Mr Barclay said the UK was "exploring in terms of the use of technology... looking at things like the time limit" to deal with the backstop.

He added: "There are a number of options, there are issues in terms of having time limits, issues in terms of exit clauses, issues in terms of technology, and this will be the nature of the negotiation with the European Union in the coming days."

Downing Street has suggested that the UK's position could involve a time-limit or exit clause to the backstop or swapping it for a free trade agreement, as proposed in the so-called Malthouse Compromise drawn up by MPs from the Tories' Remain and Leave wings.


But the suggestion that the deal struck between the Government and Brussels could be unpicked was rejected by senior figures across the EU.

European Council president Donald Tusk will speak by phone with Mrs May on Wednesday evening.

Following Tuesday night's votes in the House of Commons, Mr Tusk's spokesman said: "The backstop is part of the Withdrawal Agreement, and the Withdrawal Agreement is not open for renegotiation."

Brussels' chief Brexit negotiator, Michel Barnier, told reporters that the EU's position was "very clear", while Irish foreign minister Simon Coveney said the backstop remained "necessary". French President Emmanuel Macron said the Withdrawal Agreement was "not renegotiable".

European Commission vice-president Frans Timmermans said there was "an increasing risk" that the UK will leave without a deal in March.

"We continue to urge the UK Government to clarify its intentions with respect to its next steps as soon as possible," he added.

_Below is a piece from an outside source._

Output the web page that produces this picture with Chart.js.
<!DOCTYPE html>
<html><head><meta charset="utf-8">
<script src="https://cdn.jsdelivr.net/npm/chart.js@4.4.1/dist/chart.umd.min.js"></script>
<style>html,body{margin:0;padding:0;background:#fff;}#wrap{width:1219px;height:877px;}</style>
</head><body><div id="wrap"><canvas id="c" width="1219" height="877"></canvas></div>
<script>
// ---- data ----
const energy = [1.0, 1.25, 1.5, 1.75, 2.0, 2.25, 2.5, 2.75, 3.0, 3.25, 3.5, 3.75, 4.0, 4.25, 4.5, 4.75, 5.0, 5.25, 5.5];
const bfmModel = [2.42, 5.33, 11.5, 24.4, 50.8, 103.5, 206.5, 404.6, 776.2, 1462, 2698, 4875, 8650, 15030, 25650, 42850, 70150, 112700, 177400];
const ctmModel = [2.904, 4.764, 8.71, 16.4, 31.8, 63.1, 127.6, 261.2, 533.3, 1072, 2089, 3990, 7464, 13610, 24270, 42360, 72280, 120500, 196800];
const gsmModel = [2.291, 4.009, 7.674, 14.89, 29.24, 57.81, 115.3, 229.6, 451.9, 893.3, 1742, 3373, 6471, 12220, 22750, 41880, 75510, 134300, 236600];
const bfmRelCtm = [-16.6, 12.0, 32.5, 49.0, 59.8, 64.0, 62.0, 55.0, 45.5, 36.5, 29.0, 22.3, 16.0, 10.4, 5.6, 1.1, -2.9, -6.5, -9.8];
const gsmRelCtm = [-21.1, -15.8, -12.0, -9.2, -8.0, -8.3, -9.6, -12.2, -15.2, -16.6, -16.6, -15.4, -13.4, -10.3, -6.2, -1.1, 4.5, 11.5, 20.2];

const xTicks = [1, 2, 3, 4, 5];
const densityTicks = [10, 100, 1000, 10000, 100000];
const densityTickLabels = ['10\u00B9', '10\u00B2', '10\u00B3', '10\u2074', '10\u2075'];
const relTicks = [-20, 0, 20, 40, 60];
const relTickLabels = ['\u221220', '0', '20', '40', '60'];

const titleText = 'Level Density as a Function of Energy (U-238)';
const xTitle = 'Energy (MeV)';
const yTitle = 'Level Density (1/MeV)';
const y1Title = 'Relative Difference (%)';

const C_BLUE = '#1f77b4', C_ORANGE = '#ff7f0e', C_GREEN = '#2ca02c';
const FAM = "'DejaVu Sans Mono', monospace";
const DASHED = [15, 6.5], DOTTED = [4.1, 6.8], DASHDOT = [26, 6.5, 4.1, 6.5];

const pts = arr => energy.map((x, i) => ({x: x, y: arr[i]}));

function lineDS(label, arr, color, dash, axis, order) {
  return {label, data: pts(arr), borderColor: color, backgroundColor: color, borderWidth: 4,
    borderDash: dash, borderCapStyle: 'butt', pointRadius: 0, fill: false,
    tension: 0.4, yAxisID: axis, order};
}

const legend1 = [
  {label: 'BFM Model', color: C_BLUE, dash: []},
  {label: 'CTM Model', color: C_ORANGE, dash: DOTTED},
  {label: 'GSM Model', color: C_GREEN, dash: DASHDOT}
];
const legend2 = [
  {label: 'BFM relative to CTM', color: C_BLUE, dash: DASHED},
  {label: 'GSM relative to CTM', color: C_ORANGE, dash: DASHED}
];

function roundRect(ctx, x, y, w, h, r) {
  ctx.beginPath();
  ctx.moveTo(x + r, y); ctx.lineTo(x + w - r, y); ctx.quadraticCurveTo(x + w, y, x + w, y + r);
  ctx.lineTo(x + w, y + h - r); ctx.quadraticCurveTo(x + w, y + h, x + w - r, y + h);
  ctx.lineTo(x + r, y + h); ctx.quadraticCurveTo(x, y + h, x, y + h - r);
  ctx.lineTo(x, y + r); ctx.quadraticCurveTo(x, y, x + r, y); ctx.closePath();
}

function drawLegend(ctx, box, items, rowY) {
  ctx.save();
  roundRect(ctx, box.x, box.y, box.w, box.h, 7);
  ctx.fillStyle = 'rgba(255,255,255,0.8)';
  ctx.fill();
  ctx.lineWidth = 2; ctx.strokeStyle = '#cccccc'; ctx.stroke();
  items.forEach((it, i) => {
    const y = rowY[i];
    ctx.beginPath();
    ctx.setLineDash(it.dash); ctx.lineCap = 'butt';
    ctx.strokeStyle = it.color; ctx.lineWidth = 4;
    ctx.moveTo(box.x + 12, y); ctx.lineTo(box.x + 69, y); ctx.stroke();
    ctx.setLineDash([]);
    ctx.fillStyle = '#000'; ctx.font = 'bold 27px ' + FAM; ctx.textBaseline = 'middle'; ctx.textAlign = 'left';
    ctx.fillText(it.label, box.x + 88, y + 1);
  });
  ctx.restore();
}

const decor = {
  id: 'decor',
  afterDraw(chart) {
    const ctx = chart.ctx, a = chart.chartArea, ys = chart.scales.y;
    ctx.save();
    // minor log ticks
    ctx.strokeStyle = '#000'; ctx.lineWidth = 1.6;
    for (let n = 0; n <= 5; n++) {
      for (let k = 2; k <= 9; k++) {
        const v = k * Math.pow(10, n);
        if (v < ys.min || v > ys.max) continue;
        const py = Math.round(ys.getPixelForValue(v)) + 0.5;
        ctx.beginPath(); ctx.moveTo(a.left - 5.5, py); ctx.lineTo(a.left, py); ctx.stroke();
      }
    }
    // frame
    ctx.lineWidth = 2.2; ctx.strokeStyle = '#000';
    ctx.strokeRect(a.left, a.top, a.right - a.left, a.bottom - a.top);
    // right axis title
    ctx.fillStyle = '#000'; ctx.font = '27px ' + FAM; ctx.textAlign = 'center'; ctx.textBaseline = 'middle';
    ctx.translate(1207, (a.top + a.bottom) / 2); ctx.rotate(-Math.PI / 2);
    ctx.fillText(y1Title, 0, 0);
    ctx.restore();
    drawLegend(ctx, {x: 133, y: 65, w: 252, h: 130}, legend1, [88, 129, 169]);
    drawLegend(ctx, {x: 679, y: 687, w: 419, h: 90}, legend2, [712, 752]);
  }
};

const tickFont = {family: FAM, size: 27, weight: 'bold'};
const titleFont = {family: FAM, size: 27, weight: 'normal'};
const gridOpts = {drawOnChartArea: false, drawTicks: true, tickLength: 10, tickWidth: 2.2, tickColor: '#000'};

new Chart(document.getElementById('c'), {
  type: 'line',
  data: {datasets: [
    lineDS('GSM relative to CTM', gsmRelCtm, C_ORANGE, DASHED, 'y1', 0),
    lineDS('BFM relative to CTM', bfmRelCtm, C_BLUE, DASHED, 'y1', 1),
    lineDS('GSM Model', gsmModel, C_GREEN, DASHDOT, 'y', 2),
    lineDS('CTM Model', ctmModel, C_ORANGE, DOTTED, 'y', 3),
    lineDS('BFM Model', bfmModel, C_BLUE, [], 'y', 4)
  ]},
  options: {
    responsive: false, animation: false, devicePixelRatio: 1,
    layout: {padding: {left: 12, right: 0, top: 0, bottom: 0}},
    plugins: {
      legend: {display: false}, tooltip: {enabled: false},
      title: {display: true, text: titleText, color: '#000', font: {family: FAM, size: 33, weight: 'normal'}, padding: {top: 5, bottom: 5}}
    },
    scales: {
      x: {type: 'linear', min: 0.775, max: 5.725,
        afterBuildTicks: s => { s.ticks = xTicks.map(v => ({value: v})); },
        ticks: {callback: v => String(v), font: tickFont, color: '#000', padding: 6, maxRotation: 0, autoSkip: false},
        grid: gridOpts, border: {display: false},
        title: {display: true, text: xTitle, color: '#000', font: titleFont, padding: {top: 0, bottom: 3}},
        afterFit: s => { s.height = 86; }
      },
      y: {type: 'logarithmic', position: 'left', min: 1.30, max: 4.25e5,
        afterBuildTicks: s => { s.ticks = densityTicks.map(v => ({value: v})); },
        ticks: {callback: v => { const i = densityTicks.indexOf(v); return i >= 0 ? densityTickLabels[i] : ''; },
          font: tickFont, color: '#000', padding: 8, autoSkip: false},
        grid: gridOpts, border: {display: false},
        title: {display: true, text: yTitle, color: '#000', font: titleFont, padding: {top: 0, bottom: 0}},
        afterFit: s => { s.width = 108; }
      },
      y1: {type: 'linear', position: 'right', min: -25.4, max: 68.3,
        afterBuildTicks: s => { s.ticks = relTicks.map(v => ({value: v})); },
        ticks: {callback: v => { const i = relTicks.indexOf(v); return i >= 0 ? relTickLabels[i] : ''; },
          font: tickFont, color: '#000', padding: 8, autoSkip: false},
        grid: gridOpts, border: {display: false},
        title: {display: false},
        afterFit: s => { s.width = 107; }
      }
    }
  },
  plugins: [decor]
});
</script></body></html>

The European Parliament's chief Brexit negotiator, Guy Verhofstadt, expressed frustration with the British: "What needs to stop is this: An amendment with 10 votes for, then an amendment with 10 votes against, an amendment that barely pulls through, one that fails... That is no way to build a future relationship with the EU."

Germany's foreign minister, Heiko Maas, said: "Germany and the entire Union are firmly on Ireland's side. We will not allow Ireland to be isolated on this issue."

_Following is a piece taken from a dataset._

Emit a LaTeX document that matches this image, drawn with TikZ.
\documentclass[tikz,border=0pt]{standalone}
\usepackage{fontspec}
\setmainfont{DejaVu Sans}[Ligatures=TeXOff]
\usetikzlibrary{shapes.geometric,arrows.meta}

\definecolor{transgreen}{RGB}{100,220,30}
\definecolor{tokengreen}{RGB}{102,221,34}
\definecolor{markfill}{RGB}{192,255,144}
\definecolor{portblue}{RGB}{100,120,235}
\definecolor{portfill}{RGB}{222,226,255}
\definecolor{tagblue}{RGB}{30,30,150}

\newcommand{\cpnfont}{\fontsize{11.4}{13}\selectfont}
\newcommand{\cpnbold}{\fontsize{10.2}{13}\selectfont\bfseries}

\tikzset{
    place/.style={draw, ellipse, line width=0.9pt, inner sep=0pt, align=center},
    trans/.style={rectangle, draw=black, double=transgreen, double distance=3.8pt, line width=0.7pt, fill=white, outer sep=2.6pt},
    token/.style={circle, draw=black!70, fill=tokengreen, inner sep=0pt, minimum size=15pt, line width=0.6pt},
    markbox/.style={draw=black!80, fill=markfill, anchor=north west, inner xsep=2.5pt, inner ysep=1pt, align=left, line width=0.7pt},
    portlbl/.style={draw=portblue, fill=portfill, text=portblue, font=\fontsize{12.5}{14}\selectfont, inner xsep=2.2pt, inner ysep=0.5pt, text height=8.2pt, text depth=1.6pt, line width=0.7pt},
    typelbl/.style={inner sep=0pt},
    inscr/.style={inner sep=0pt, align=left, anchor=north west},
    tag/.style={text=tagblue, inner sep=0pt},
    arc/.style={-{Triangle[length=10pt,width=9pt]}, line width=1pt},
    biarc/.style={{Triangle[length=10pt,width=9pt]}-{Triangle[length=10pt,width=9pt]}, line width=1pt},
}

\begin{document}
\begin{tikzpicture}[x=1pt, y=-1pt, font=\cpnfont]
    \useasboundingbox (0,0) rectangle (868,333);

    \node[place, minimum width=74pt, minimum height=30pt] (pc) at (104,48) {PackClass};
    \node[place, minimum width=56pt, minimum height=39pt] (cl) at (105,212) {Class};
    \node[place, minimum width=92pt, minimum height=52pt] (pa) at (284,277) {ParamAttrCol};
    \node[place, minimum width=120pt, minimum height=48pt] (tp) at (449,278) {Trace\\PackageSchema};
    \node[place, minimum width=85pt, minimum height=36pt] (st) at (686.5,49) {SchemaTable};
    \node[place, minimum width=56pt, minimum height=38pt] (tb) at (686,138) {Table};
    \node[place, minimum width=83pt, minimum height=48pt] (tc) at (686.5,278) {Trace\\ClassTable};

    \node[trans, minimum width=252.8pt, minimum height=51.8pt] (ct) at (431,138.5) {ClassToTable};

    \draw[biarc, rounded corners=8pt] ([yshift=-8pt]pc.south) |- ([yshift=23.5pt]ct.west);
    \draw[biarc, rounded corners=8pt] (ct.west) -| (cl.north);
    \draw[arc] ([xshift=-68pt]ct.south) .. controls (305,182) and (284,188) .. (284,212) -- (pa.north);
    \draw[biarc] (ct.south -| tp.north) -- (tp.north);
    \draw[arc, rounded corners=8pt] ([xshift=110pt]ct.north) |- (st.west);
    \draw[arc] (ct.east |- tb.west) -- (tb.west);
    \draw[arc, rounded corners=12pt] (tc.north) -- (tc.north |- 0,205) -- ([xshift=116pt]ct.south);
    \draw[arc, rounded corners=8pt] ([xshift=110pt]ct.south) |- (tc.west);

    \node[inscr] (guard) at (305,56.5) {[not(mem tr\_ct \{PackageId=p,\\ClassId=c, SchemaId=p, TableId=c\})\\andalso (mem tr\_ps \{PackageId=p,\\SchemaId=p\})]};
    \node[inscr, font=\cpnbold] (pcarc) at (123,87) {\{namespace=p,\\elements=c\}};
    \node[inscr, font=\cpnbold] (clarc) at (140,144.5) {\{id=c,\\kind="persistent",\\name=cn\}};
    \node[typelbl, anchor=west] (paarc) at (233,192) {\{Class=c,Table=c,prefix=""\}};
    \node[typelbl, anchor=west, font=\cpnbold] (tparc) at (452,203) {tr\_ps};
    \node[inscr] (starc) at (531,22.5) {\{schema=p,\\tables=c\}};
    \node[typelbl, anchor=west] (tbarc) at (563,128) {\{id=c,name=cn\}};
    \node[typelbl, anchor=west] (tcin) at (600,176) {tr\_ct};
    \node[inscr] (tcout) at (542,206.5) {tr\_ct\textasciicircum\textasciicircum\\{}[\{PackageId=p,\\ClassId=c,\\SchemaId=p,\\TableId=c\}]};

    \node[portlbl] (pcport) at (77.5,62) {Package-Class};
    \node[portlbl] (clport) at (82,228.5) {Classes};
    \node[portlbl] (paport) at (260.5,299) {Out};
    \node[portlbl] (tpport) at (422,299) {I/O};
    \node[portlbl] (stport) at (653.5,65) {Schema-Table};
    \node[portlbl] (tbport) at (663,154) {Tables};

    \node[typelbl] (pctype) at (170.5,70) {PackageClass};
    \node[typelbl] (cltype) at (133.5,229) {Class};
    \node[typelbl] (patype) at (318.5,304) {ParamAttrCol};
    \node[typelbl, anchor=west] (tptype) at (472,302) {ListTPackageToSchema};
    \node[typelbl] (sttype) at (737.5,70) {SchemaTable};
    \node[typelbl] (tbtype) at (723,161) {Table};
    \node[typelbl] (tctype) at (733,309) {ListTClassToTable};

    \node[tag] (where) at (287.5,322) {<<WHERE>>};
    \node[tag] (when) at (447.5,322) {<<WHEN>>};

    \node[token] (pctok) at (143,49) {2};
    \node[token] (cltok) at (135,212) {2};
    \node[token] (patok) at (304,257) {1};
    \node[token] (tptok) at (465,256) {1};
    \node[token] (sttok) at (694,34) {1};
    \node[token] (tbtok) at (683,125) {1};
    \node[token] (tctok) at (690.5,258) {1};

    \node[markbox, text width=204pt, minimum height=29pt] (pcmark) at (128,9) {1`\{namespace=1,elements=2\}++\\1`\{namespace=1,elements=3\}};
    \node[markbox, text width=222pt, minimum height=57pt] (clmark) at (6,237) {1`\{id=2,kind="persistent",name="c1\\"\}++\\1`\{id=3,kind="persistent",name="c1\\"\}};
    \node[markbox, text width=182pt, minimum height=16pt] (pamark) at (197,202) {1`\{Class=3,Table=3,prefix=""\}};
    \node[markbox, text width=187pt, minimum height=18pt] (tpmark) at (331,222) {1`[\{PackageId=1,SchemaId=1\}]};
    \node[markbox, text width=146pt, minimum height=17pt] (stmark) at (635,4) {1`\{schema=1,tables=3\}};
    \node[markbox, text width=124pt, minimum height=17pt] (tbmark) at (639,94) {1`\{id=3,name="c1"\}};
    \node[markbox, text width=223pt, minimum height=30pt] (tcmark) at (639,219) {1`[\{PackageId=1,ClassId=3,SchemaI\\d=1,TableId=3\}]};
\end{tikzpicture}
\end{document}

French Europe minister Nathalie Loiseau said: "The Withdrawal Agreement that is on the table is the best possible agreement. Let us not reopen it."

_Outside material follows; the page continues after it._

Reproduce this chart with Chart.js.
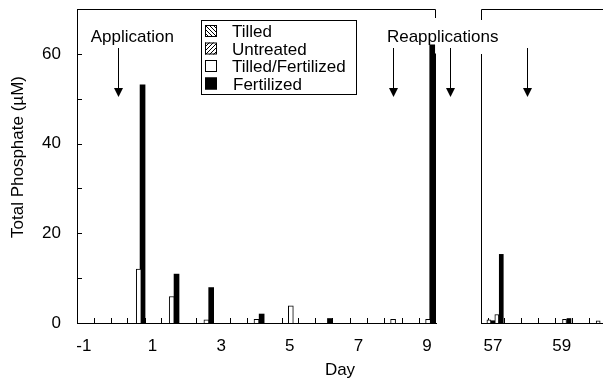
<!DOCTYPE html>
<html>
<head>
<meta charset="utf-8">
<script src="https://cdn.jsdelivr.net/npm/chart.js@4.4.1/dist/chart.umd.min.js"></script>
<style>
  html, body { margin: 0; padding: 0; background: #fff; }
  #wrap { position: relative; width: 603px; height: 383px; }
  #wrap canvas { position: absolute; left: 0; top: 0; }
</style>
</head>
<body>
<div id="wrap">
  <canvas id="late" width="603" height="383" style="z-index:1"></canvas>
  <canvas id="early" width="603" height="383" style="z-index:2"></canvas>
</div>
<script>
// ---- data ----
const seriesNames = ['Tilled', 'Untreated', 'Tilled/Fertilized', 'Fertilized'];

// days -1 .. 9 (left panel)
const tilledFertDays = [0.6, 1.56, 2.57, 4.03, 5.03, 8.01, 9.03];
const tilledFertValues = [12, 5.9, 0.7, 0.8, 3.8, 0.8, 0.8];
const fertDays = [0.71, 1.7, 2.71, 4.18, 6.17, 9.15, 9.22];
const fertValues = [53.1, 10.9, 7.9, 2.0, 1.0, 62, 60];

// days 57 .. 60 (right panel)
const tilledFertDaysLate = [56.88, 57.11, 59.08, 60.06];
const tilledFertValuesLate = [0.7, 1.9, 0.8, 0.5];
const fertDaysLate = [56.99, 57.24, 59.21];
const fertValuesLate = [0.5, 15.3, 1.0];

// Tilled and Untreated: no bars visible above the axis
const tilledDays = [];
const tilledValues = [];
const untreatedDays = [];
const untreatedValues = [];

// axes
const dayLabelsEarly = [-1, 1, 3, 5, 7, 9];
const dayLabelsLate = [57, 59];
const sampleTicksEarly = [-0.7, -0.22, 0.27, 0.77, 1.26, 1.75, 2.28, 2.76, 3.26, 3.75,
                          4.23, 4.77, 5.24, 5.74, 6.23, 6.76, 7.25, 7.75, 8.27, 8.77];
const sampleTicksLate = [56.85, 57.32, 57.82, 58.3, 58.8, 59.29, 59.8];
const yLabels = [0, 20, 40, 60];
const yMinorTicks = [10, 20, 30, 40, 50, 60];

// application arrows
const applicationDays = [0];
const reapplicationDaysEarly = [8, 9.67];
const reapplicationDaysLate = [57.98];

// ---- styles ----
const FAMILY = '"Liberation Sans", Arial, Helvetica, sans-serif';
const font = { family: FAMILY, size: 17 };
const fontCss = '17px ' + FAMILY;

function hatch(forward) {
    const s = 4;
    const c = document.createElement('canvas');
    c.width = s; c.height = s;
    const g = c.getContext('2d');
    g.fillStyle = '#fff';
    g.fillRect(0, 0, s, s);
    g.strokeStyle = '#000';
    g.lineWidth = 1;
    g.beginPath();
    if (forward) {
        g.moveTo(-1, s + 1); g.lineTo(s + 1, -1);
        g.moveTo(-1, 1); g.lineTo(1, -1);
        g.moveTo(s - 1, s + 1); g.lineTo(s + 1, s - 1);
    } else {
        g.moveTo(-1, -1); g.lineTo(s + 1, s + 1);
        g.moveTo(s - 1, -1); g.lineTo(s + 1, 1);
        g.moveTo(-1, s - 1); g.lineTo(1, s + 1);
    }
    g.stroke();
    return g.createPattern(c, 'repeat');
}

const fills = [hatch(false), hatch(true), '#fff', '#000'];
const borders = [1, 1, 1, 0];

function points(days, values) {
    return days.map((d, i) => ({ x: d, y: values[i] }));
}

function makeDatasets(sets, thickness) {
    return sets.map((s, i) => ({
        label: seriesNames[i],
        data: points(s[0], s[1]),
        backgroundColor: fills[i],
        borderColor: '#000',
        borderWidth: borders[i],
        barThickness: thickness,
        grouped: false
    }));
}

function noPadding(s) {
    s.paddingTop = 0;
    s.paddingBottom = 0;
    s.paddingLeft = 0;
    s.paddingRight = 0;
}

function drawArrow(ctx, x, top) {
    ctx.beginPath();
    ctx.moveTo(x, top + 39);
    ctx.lineTo(x, top + 80);
    ctx.stroke();
    ctx.beginPath();
    ctx.moveTo(x - 4.5, top + 79);
    ctx.lineTo(x + 4.5, top + 79);
    ctx.lineTo(x, top + 88);
    ctx.closePath();
    ctx.fill();
}

function inwardTicks(chart, xTicks, yTicks) {
    const ctx = chart.ctx;
    const area = chart.chartArea;
    const xs = chart.scales.x, ys = chart.scales.y;
    ctx.save();
    ctx.strokeStyle = '#000';
    ctx.lineWidth = 1;
    ctx.beginPath();
    xTicks.forEach(v => {
        const px = Math.round(xs.getPixelForValue(v)) + 0.5;
        ctx.moveTo(px, area.bottom);
        ctx.lineTo(px, area.bottom - 5);
    });
    yTicks.forEach(v => {
        const py = Math.round(ys.getPixelForValue(v)) + 0.5;
        ctx.moveTo(area.left, py);
        ctx.lineTo(area.left + 5, py);
    });
    ctx.stroke();
    ctx.restore();
}

const earlyDecor = {
    id: 'earlyDecor',
    beforeDatasetsDraw(chart) {
        inwardTicks(chart, sampleTicksEarly, yMinorTicks);
    },
    afterDraw(chart) {
        const ctx = chart.ctx;
        const area = chart.chartArea;
        const xs = chart.scales.x;
        ctx.save();
        ctx.strokeStyle = '#000';
        ctx.fillStyle = '#000';
        ctx.lineWidth = 1;

        // top frame with short drop at the break
        ctx.beginPath();
        ctx.moveTo(area.left, area.top + 0.5);
        ctx.lineTo(area.right - 0.5, area.top + 0.5);
        ctx.lineTo(area.right - 0.5, area.top + 9);
        ctx.stroke();

        // arrows and labels
        applicationDays.concat(reapplicationDaysEarly).forEach(d => {
            drawArrow(ctx, Math.round(xs.getPixelForValue(d)) + 0.5, area.top);
        });
        ctx.font = fontCss;
        ctx.textAlign = 'left';
        ctx.textBaseline = 'alphabetic';
        ctx.fillText('Application', xs.getPixelForValue(-0.8), area.top + 33);
        ctx.fillText('Reapplications', xs.getPixelForValue(7.83), area.top + 33);

        // legend
        const lx = 201, ly = 20;
        ctx.strokeRect(lx + 0.5, ly + 0.5, 155, 74);
        chart.data.datasets.forEach((ds, i) => {
            const base = ly + 17 + i * 17.5;
            ctx.fillStyle = ds.backgroundColor;
            ctx.fillRect(205, base - 12, 12, 12);
            ctx.strokeRect(205.5, base - 11.5, 11, 11);
            ctx.fillStyle = '#000';
            ctx.fillText(ds.label, i === 3 ? 233 : 232, base);
        });

        // axis titles
        ctx.textAlign = 'center';
        ctx.fillText('Day', (area.left + chart.width) / 2, 375);
        ctx.translate(23, 157);
        ctx.rotate(-Math.PI / 2);
        ctx.fillText('Total Phosphate (\u00b5M)', 0, 0);
        ctx.restore();
    }
};

const lateDecor = {
    id: 'lateDecor',
    beforeDatasetsDraw(chart) {
        inwardTicks(chart, sampleTicksLate, []);
    },
    afterDraw(chart) {
        const ctx = chart.ctx;
        const area = chart.chartArea;
        const xs = chart.scales.x, ys = chart.scales.y;
        ctx.save();
        ctx.strokeStyle = '#000';
        ctx.fillStyle = '#000';
        ctx.lineWidth = 1;
        const lx = area.left + 0.5;
        ctx.beginPath();
        ctx.moveTo(lx, area.bottom);
        ctx.lineTo(lx, Math.round(ys.getPixelForValue(60)));
        ctx.moveTo(lx, area.top + 11);
        ctx.lineTo(lx, area.top + 0.5);
        ctx.lineTo(chart.width, area.top + 0.5);
        ctx.stroke();
        reapplicationDaysLate.forEach(d => {
            drawArrow(ctx, Math.round(xs.getPixelForValue(d)) + 0.5, area.top);
        });
        ctx.restore();
    }
};

function xAxis(min, max, labels) {
    return {
        type: 'linear',
        min: min,
        max: max,
        offset: false,
        afterBuildTicks: s => { s.ticks = labels.map(v => ({ value: v })); },
        afterFit: s => { s.height = 60; noPadding(s); },
        grid: { display: false, drawTicks: false, offset: false },
        border: { display: true, color: '#000', width: 1 },
        ticks: { color: '#000', font: font, padding: 13, maxRotation: 0 }
    };
}

new Chart(document.getElementById('early'), {
    type: 'bar',
    data: {
        datasets: makeDatasets([
            [tilledDays, tilledValues],
            [untreatedDays, untreatedValues],
            [tilledFertDays, tilledFertValues],
            [fertDays, fertValues]
        ], 5)
    },
    options: {
        responsive: false,
        animation: false,
        layout: { padding: { left: 0, top: 9, right: 167, bottom: 0 } },
        scales: {
            x: xAxis(-1.2, 9.26, dayLabelsEarly),
            y: {
                min: 0,
                max: 70,
                afterBuildTicks: s => { s.ticks = yLabels.map(v => ({ value: v })); },
                afterFit: s => { s.width = 77; noPadding(s); },
                grid: { display: false, drawTicks: false },
                border: { display: true, color: '#000', width: 1 },
                ticks: { color: '#000', font: font, padding: 16 }
            }
        },
        plugins: { legend: { display: false }, tooltip: { enabled: false } }
    },
    plugins: [earlyDecor]
});

new Chart(document.getElementById('late'), {
    type: 'bar',
    data: {
        datasets: makeDatasets([
            [[], []],
            [[], []],
            [tilledFertDaysLate, tilledFertValuesLate],
            [fertDaysLate, fertValuesLate]
        ], 4)
    },
    options: {
        responsive: false,
        animation: false,
        layout: { padding: { left: 481, top: 9, right: 0, bottom: 0 } },
        scales: {
            x: xAxis(56.65, 60.2, dayLabelsLate),
            y: { display: false, min: 0, max: 70, afterFit: noPadding }
        },
        plugins: { legend: { display: false }, tooltip: { enabled: false } }
    },
    plugins: [lateDecor]
});
</script>
</body>
</html>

Mr Barclay claimed that Tuesday night's amendments, two weeks after Mrs May suffered the heaviest parliamentary defeat in modern history over the meaningful vote, had "overturned a defeat of 230 into a victory".

But there was concern from the business community, with CBI director general Carolyn Fairbairn describing the Brady amendment as "a throw of the dice" and warning that firms were having to accelerate expensive no-deal preparations.

Brexiteer ringleader Jacob Rees-Mogg made clear on Wednesday that he remains prepared to see the UK leave without a deal on March 29 if the EU refuses to reopen negotiations.

"If (the EU) think the Withdrawal Agreement is non-negotiable then we will have to leave without an agreement," he told TalkRadio. "Do they want the £39 billion, do they want an agreement... or us just to leave? It's up to them."